* **TASK OBJECTIVE**: Drop the pictures, then extract the listing word for word.

* **AVAILABLE DATA**:
= = = =

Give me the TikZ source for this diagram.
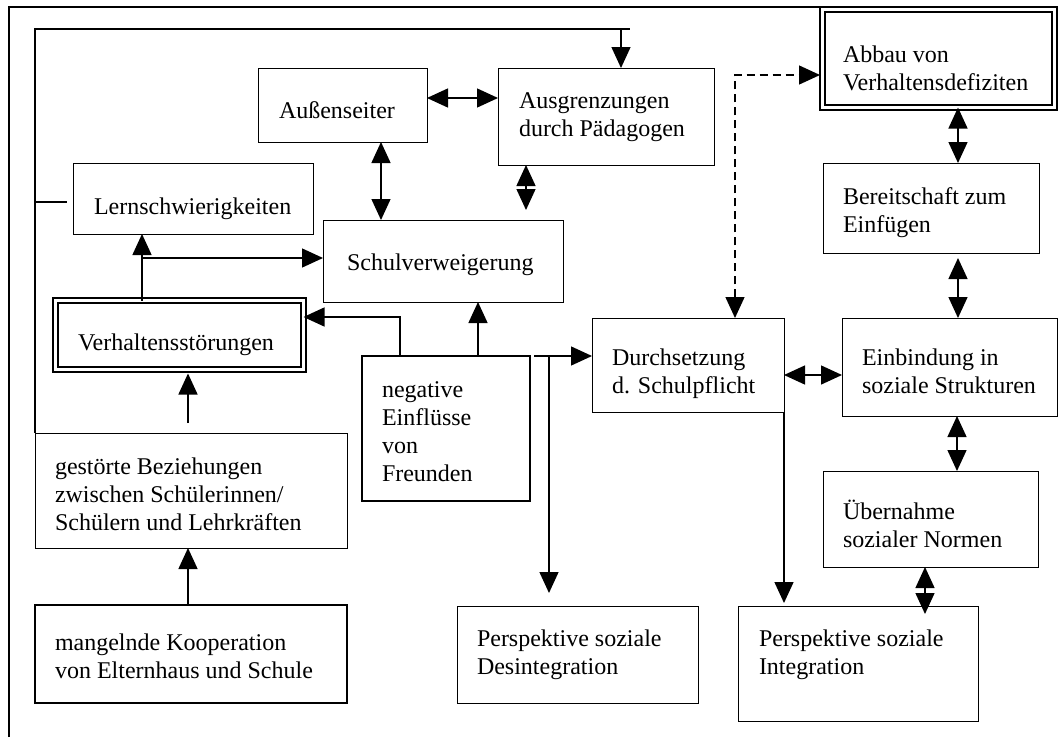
\documentclass[tikz,border=0pt]{standalone}
\usepackage{fontspec}
\setmainfont{Liberation Serif}
\usetikzlibrary{arrows.meta}

\tikzset{
  box/.style={draw, rectangle, line width=1pt, inner sep=0pt, outer sep=0pt},
  heavybox/.style={box, line width=1.5pt},
  doublebox/.style={box, double, line width=1.3pt, double distance=3.7pt},
  % multi-line texts are placed by the baseline of their last line
  txt/.style={inner sep=0pt, outer sep=0pt, anchor=base west, align=left,
    font=\fontsize{24}{28}\selectfont},
  tip/.tip={Triangle[length=21pt,width=19pt]},
  link/.style={line width=1.4pt},
  arrow/.style={link, -tip},
  twoway/.style={link, tip-tip},
}

% \boxat[style]{name}{x1}{y1}{x2}{y2}: rectangle node from top-left to bottom-right
\newcommand\boxat[6][box]{%
  \node[#1, anchor=north west, minimum width={(#5)-(#3)}, minimum height={(#6)-(#4)}]
    (#2) at (#3,#4) {};}

\begin{document}
\begin{tikzpicture}[x=1pt, y=-1pt]
\useasboundingbox (0,0) rectangle (1061,737);

% outer frame
\draw[line width=1.6pt] (9,737) -- (9,7) -- (1058,7);

% boxes
\boxat{aussen}{258}{68}{427}{142}
\boxat{ausgr}{498}{68}{714}{165}
\boxat{lern}{73}{163}{313}{234}
\boxat{schul}{323}{220}{563}{302}
\boxat[doublebox]{verh}{55.5}{300.5}{303.5}{369.5}
\boxat{gest}{35}{433}{347}{548}
\boxat[heavybox]{koop}{35}{605}{347}{703}
\boxat[heavybox]{neg}{362}{356}{530}{501}
\boxat{durch}{592}{318}{784}{412}
\boxat{desint}{457}{606}{698}{703}
\boxat{integ}{738}{606}{978}{721}
\boxat[doublebox]{abbau}{822.5}{9.5}{1054.5}{107.5}
\boxat{bereit}{823}{163}{1039}{253}
\boxat{einb}{842}{318}{1057}{416}
\boxat{uebern}{823}{471}{1038}{567}

% texts
\node[txt] (t-aussen) at (279,118) {Außenseiter};
\node[txt] (t-ausgr) at (519,136) {Ausgrenzungen\\durch Pädagogen};
\node[txt] (t-lern) at (94,214) {Lernschwierigkeiten};
\node[txt] (t-schul) at (347,270) {Schulverweigerung};
\node[txt] (t-verh) at (78,350) {Verhaltensstörungen};
\node[txt] (t-gest) at (55,530) {gestörte Beziehungen\\zwischen Schülerinnen/\\Schülern und Lehrkräften};
\node[txt] (t-koop) at (55,678) {mangelnde Kooperation\\von Elternhaus und Schule};
\node[txt] (t-neg) at (382,481) {negative\\Einflüsse\\von\\Freunden};
\node[txt] (t-durch) at (612,393) {Durchsetzung\\d. Schulpflicht};
\node[txt] (t-desint) at (477,674) {Perspektive soziale\\Desintegration};
\node[txt] (t-integ) at (759,674) {Perspektive soziale\\Integration};
\node[txt] (t-abbau) at (843,90) {Abbau von\\Verhaltensdefiziten};
\node[txt] (t-bereit) at (843,232) {Bereitschaft zum\\Einfügen};
\node[txt] (t-einb) at (862,393) {Einbindung in\\soziale Strukturen};
\node[txt] (t-uebern) at (843,547) {Übernahme\\sozialer Normen};

% free ends of connectors
\coordinate (loopTL) at (35,29);
\coordinate (loopTR) at (630,29);
\coordinate (loopDrop) at (621,29);
\coordinate (stubL) at (35,202);
\coordinate (stubR) at (67,202);
\coordinate (ausgrEnd) at (526,210);
\coordinate (verhTap) at (142,258);
\coordinate (negOut) at (534,356);
\coordinate (split) at (549,356);
\coordinate (gestTop) at (188,423);
\coordinate (dashCorner) at (735,75);

% feedback loop along the top
\draw[link] (gest.north west) -- (loopTL) -- (loopTR);
\draw[arrow] (loopDrop) -- (loopDrop |- ausgr.north);
\draw[link] (stubL) -- (stubR);

% left cluster
\draw[twoway] (aussen.east |- 0,98) -- (ausgr.west |- 0,98);
\draw[twoway] (aussen.south -| 381,0) -- (schul.north -| 381,0);
\draw[twoway] (ausgr.south -| ausgrEnd) -- (ausgrEnd);
\draw[arrow] (verh.north -| verhTap) -- (lern.south -| verhTap);
\draw[arrow] (verhTap) -- (schul.west |- verhTap);
\draw[arrow] (neg.north -| 400,0) -- (400,317) -- (verh.east |- 0,317);
\draw[arrow] (neg.north -| 478,0) -- (schul.south -| 478,0);
\draw[arrow, shorten >=4pt] (gestTop) -- (verh.south -| gestTop);
\draw[arrow] (koop.north -| gestTop) -- (gest.south -| gestTop);

% middle
\draw[arrow] (negOut) -- (durch.west |- negOut);
\draw[arrow, shorten >=13pt] (split) -- (split |- desint.north);
\draw[arrow, shorten >=3pt] (durch.south east) -- (durch.south east |- integ.north);
\draw[link, dash pattern=on 8pt off 5pt, tip-tip, shorten >=2.5pt]
  (durch.north -| dashCorner) -- (dashCorner) -- (abbau.west |- dashCorner);

% right column
\draw[twoway] (abbau.south -| 958,0) -- (bereit.north -| 958,0);
\draw[twoway, shorten <=5pt] (bereit.south -| 958,0) -- (einb.north -| 958,0);
\draw[twoway] (durch.east |- 0,375) -- (einb.west |- 0,375);
\draw[twoway] (einb.south -| 957,0) -- (uebern.north -| 957,0);
\draw[twoway, shorten >=-8pt] (uebern.south -| 925,0) -- (integ.north -| 925,0);

\end{tikzpicture}
\end{document}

= = = =

* **WRITTEN REPLY**:
Give me the TikZ source for this diagram.
\documentclass[tikz,border=0pt]{standalone}
\usepackage{fontspec}
\setmainfont{Liberation Serif}
\usetikzlibrary{arrows.meta}

\tikzset{
  box/.style={draw, rectangle, line width=1pt, inner sep=0pt, outer sep=0pt},
  heavybox/.style={box, line width=1.5pt},
  doublebox/.style={box, double, line width=1.3pt, double distance=3.7pt},
  % multi-line texts are placed by the baseline of their last line
  txt/.style={inner sep=0pt, outer sep=0pt, anchor=base west, align=left,
    font=\fontsize{24}{28}\selectfont},
  tip/.tip={Triangle[length=21pt,width=19pt]},
  link/.style={line width=1.4pt},
  arrow/.style={link, -tip},
  twoway/.style={link, tip-tip},
}

% \boxat[style]{name}{x1}{y1}{x2}{y2}: rectangle node from top-left to bottom-right
\newcommand\boxat[6][box]{%
  \node[#1, anchor=north west, minimum width={(#5)-(#3)}, minimum height={(#6)-(#4)}]
    (#2) at (#3,#4) {};}

\begin{document}
\begin{tikzpicture}[x=1pt, y=-1pt]
\useasboundingbox (0,0) rectangle (1061,737);

% outer frame
\draw[line width=1.6pt] (9,737) -- (9,7) -- (1058,7);

% boxes
\boxat{aussen}{258}{68}{427}{142}
\boxat{ausgr}{498}{68}{714}{165}
\boxat{lern}{73}{163}{313}{234}
\boxat{schul}{323}{220}{563}{302}
\boxat[doublebox]{verh}{55.5}{300.5}{303.5}{369.5}
\boxat{gest}{35}{433}{347}{548}
\boxat[heavybox]{koop}{35}{605}{347}{703}
\boxat[heavybox]{neg}{362}{356}{530}{501}
\boxat{durch}{592}{318}{784}{412}
\boxat{desint}{457}{606}{698}{703}
\boxat{integ}{738}{606}{978}{721}
\boxat[doublebox]{abbau}{822.5}{9.5}{1054.5}{107.5}
\boxat{bereit}{823}{163}{1039}{253}
\boxat{einb}{842}{318}{1057}{416}
\boxat{uebern}{823}{471}{1038}{567}

% texts
\node[txt] (t-aussen) at (279,118) {Außenseiter};
\node[txt] (t-ausgr) at (519,136) {Ausgrenzungen\\durch Pädagogen};
\node[txt] (t-lern) at (94,214) {Lernschwierigkeiten};
\node[txt] (t-schul) at (347,270) {Schulverweigerung};
\node[txt] (t-verh) at (78,350) {Verhaltensstörungen};
\node[txt] (t-gest) at (55,530) {gestörte Beziehungen\\zwischen Schülerinnen/\\Schülern und Lehrkräften};
\node[txt] (t-koop) at (55,678) {mangelnde Kooperation\\von Elternhaus und Schule};
\node[txt] (t-neg) at (382,481) {negative\\Einflüsse\\von\\Freunden};
\node[txt] (t-durch) at (612,393) {Durchsetzung\\d. Schulpflicht};
\node[txt] (t-desint) at (477,674) {Perspektive soziale\\Desintegration};
\node[txt] (t-integ) at (759,674) {Perspektive soziale\\Integration};
\node[txt] (t-abbau) at (843,90) {Abbau von\\Verhaltensdefiziten};
\node[txt] (t-bereit) at (843,232) {Bereitschaft zum\\Einfügen};
\node[txt] (t-einb) at (862,393) {Einbindung in\\soziale Strukturen};
\node[txt] (t-uebern) at (843,547) {Übernahme\\sozialer Normen};

% free ends of connectors
\coordinate (loopTL) at (35,29);
\coordinate (loopTR) at (630,29);
\coordinate (loopDrop) at (621,29);
\coordinate (stubL) at (35,202);
\coordinate (stubR) at (67,202);
\coordinate (ausgrEnd) at (526,210);
\coordinate (verhTap) at (142,258);
\coordinate (negOut) at (534,356);
\coordinate (split) at (549,356);
\coordinate (gestTop) at (188,423);
\coordinate (dashCorner) at (735,75);

% feedback loop along the top
\draw[link] (gest.north west) -- (loopTL) -- (loopTR);
\draw[arrow] (loopDrop) -- (loopDrop |- ausgr.north);
\draw[link] (stubL) -- (stubR);

% left cluster
\draw[twoway] (aussen.east |- 0,98) -- (ausgr.west |- 0,98);
\draw[twoway] (aussen.south -| 381,0) -- (schul.north -| 381,0);
\draw[twoway] (ausgr.south -| ausgrEnd) -- (ausgrEnd);
\draw[arrow] (verh.north -| verhTap) -- (lern.south -| verhTap);
\draw[arrow] (verhTap) -- (schul.west |- verhTap);
\draw[arrow] (neg.north -| 400,0) -- (400,317) -- (verh.east |- 0,317);
\draw[arrow] (neg.north -| 478,0) -- (schul.south -| 478,0);
\draw[arrow, shorten >=4pt] (gestTop) -- (verh.south -| gestTop);
\draw[arrow] (koop.north -| gestTop) -- (gest.south -| gestTop);

% middle
\draw[arrow] (negOut) -- (durch.west |- negOut);
\draw[arrow, shorten >=13pt] (split) -- (split |- desint.north);
\draw[arrow, shorten >=3pt] (durch.south east) -- (durch.south east |- integ.north);
\draw[link, dash pattern=on 8pt off 5pt, tip-tip, shorten >=2.5pt]
  (durch.north -| dashCorner) -- (dashCorner) -- (abbau.west |- dashCorner);

% right column
\draw[twoway] (abbau.south -| 958,0) -- (bereit.north -| 958,0);
\draw[twoway, shorten <=5pt] (bereit.south -| 958,0) -- (einb.north -| 958,0);
\draw[twoway] (durch.east |- 0,375) -- (einb.west |- 0,375);
\draw[twoway] (einb.south -| 957,0) -- (uebern.north -| 957,0);
\draw[twoway, shorten >=-8pt] (uebern.south -| 925,0) -- (integ.north -| 925,0);

\end{tikzpicture}
\end{document}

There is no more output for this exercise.